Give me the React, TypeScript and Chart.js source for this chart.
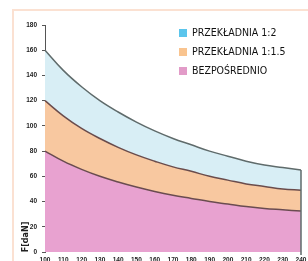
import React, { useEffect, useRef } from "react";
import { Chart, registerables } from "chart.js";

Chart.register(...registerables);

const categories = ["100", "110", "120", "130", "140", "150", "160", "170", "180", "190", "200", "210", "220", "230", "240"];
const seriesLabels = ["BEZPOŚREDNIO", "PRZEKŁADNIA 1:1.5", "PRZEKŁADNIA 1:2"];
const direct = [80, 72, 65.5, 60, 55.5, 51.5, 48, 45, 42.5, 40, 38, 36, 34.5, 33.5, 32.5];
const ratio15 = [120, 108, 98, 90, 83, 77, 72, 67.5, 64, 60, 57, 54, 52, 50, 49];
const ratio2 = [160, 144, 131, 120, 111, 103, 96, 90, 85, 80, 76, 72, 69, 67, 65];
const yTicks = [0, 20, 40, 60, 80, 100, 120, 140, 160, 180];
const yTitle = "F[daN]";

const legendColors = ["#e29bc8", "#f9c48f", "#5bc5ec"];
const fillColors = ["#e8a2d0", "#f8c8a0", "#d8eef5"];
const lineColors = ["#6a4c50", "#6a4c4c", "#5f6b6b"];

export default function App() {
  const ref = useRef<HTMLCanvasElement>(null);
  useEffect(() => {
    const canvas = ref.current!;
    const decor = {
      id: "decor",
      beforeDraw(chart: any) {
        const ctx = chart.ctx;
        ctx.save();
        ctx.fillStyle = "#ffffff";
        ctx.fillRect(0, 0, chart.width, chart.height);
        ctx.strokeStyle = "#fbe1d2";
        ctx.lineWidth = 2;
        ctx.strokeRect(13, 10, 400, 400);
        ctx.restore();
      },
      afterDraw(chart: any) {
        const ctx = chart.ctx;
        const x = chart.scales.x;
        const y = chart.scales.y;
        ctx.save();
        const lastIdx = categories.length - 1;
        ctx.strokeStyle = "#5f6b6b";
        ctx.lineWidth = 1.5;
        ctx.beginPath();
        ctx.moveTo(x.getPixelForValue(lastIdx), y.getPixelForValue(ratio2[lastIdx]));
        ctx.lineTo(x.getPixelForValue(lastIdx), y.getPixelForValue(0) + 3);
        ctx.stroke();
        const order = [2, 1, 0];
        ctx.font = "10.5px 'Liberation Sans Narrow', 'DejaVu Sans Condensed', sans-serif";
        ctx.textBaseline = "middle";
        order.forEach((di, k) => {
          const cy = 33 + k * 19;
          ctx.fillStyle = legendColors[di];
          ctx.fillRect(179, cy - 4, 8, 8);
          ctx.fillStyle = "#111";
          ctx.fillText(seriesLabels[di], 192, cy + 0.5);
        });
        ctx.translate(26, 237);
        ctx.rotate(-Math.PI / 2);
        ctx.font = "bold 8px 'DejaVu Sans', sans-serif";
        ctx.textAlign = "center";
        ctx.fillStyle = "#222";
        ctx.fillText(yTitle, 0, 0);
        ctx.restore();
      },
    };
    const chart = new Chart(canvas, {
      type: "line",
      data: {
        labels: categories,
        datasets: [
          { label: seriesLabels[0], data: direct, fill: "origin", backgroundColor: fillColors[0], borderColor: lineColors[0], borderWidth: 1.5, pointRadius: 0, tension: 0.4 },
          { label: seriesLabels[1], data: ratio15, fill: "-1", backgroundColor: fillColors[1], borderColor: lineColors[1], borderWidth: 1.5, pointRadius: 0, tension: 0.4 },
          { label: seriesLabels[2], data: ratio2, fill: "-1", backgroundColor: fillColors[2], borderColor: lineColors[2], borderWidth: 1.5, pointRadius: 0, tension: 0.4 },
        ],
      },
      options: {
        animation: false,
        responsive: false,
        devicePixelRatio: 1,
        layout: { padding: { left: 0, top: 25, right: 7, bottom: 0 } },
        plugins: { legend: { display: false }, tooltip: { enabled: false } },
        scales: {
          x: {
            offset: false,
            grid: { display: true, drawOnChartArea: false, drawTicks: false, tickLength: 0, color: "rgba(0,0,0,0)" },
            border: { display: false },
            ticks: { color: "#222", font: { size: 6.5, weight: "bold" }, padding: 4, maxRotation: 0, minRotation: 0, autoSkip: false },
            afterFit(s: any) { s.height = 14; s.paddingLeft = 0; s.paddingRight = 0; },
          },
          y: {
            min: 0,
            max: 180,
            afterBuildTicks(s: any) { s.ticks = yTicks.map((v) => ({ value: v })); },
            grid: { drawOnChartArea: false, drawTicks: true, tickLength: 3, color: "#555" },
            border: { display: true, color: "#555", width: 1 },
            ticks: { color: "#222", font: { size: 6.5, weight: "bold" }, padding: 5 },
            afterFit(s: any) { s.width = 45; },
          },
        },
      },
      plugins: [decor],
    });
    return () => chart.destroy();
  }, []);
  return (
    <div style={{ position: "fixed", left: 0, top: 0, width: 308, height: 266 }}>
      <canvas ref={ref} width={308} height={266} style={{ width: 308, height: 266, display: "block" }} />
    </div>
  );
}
————
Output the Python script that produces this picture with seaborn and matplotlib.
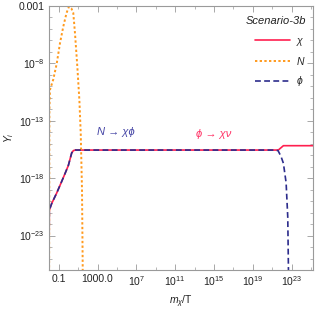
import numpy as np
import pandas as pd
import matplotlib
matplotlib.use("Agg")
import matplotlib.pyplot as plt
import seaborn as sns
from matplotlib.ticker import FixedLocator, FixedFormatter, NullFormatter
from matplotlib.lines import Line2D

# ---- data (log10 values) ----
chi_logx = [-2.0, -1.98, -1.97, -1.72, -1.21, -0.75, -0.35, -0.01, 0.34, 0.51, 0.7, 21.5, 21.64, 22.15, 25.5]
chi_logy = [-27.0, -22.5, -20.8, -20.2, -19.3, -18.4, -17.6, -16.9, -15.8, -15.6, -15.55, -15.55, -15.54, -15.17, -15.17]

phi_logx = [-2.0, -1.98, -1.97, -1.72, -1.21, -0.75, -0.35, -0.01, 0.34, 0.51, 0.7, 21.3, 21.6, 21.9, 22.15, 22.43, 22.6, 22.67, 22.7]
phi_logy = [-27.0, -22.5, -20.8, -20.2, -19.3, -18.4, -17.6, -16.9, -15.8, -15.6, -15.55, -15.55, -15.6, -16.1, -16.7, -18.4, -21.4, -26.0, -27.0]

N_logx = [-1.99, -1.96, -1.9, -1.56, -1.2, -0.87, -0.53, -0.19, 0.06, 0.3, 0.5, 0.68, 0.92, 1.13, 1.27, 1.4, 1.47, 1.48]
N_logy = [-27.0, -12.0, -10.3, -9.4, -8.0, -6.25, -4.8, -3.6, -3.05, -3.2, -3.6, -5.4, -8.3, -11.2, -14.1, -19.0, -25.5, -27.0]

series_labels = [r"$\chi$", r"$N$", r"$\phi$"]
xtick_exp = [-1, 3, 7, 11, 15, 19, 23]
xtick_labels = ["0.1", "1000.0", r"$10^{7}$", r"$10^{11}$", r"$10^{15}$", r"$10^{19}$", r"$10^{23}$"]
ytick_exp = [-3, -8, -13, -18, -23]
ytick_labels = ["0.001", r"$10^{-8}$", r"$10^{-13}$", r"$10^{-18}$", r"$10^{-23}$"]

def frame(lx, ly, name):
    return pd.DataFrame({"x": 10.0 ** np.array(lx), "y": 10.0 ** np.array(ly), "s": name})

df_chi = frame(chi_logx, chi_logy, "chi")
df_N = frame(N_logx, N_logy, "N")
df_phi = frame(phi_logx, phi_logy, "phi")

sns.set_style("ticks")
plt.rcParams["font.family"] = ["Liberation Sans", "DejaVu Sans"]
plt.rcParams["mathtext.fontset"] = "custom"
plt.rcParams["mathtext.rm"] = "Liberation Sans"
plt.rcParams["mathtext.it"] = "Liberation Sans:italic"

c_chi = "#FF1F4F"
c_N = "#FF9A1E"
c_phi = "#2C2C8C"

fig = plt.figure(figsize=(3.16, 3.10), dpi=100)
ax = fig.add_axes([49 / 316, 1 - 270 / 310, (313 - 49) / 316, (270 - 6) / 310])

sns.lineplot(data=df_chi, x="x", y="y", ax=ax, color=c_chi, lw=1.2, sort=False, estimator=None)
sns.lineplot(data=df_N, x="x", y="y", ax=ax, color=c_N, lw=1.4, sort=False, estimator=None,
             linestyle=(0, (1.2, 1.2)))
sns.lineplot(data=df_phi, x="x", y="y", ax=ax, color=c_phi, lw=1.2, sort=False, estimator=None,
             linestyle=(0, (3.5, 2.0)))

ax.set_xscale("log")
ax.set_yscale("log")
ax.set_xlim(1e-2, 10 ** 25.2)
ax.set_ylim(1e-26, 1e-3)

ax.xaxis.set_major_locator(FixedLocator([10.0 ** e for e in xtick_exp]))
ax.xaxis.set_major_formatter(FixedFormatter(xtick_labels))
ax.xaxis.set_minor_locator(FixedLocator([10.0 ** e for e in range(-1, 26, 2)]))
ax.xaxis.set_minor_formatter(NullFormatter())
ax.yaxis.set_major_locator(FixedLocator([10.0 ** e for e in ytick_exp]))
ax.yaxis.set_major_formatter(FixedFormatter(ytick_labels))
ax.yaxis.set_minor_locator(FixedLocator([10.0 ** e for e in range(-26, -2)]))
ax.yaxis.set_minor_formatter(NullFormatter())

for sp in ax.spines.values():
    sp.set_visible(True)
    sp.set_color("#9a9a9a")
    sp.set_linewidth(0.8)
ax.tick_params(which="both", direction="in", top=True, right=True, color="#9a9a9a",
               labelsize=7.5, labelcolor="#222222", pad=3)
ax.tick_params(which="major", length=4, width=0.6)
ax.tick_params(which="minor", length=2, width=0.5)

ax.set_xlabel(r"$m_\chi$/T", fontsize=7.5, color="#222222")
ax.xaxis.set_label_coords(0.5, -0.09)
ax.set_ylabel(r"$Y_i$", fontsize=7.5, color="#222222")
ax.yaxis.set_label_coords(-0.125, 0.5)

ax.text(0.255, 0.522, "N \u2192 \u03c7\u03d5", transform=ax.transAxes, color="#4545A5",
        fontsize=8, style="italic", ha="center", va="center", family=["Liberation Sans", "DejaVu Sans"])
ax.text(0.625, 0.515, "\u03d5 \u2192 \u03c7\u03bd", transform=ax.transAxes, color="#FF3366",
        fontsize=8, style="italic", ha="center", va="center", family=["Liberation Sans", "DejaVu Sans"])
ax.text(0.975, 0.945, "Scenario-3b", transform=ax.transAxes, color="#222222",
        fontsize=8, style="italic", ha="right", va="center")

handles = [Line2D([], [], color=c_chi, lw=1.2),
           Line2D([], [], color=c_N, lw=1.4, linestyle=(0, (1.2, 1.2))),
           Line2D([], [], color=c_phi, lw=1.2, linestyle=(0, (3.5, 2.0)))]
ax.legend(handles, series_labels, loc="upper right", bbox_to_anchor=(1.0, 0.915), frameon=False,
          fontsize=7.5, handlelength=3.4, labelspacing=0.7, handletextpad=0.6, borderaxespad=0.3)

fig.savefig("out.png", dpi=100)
————
▶ **What this task involves**:
Would you restate, exactly and with no pictures, the lines of the entries above from the one containing "Output the Python" through the one containing "from matplotlib.lines import Line2D"?

▶ **Final result**:
Output the Python script that produces this picture with seaborn and matplotlib.
import numpy as np
import pandas as pd
import matplotlib
matplotlib.use("Agg")
import matplotlib.pyplot as plt
import seaborn as sns
from matplotlib.ticker import FixedLocator, FixedFormatter, NullFormatter
from matplotlib.lines import Line2D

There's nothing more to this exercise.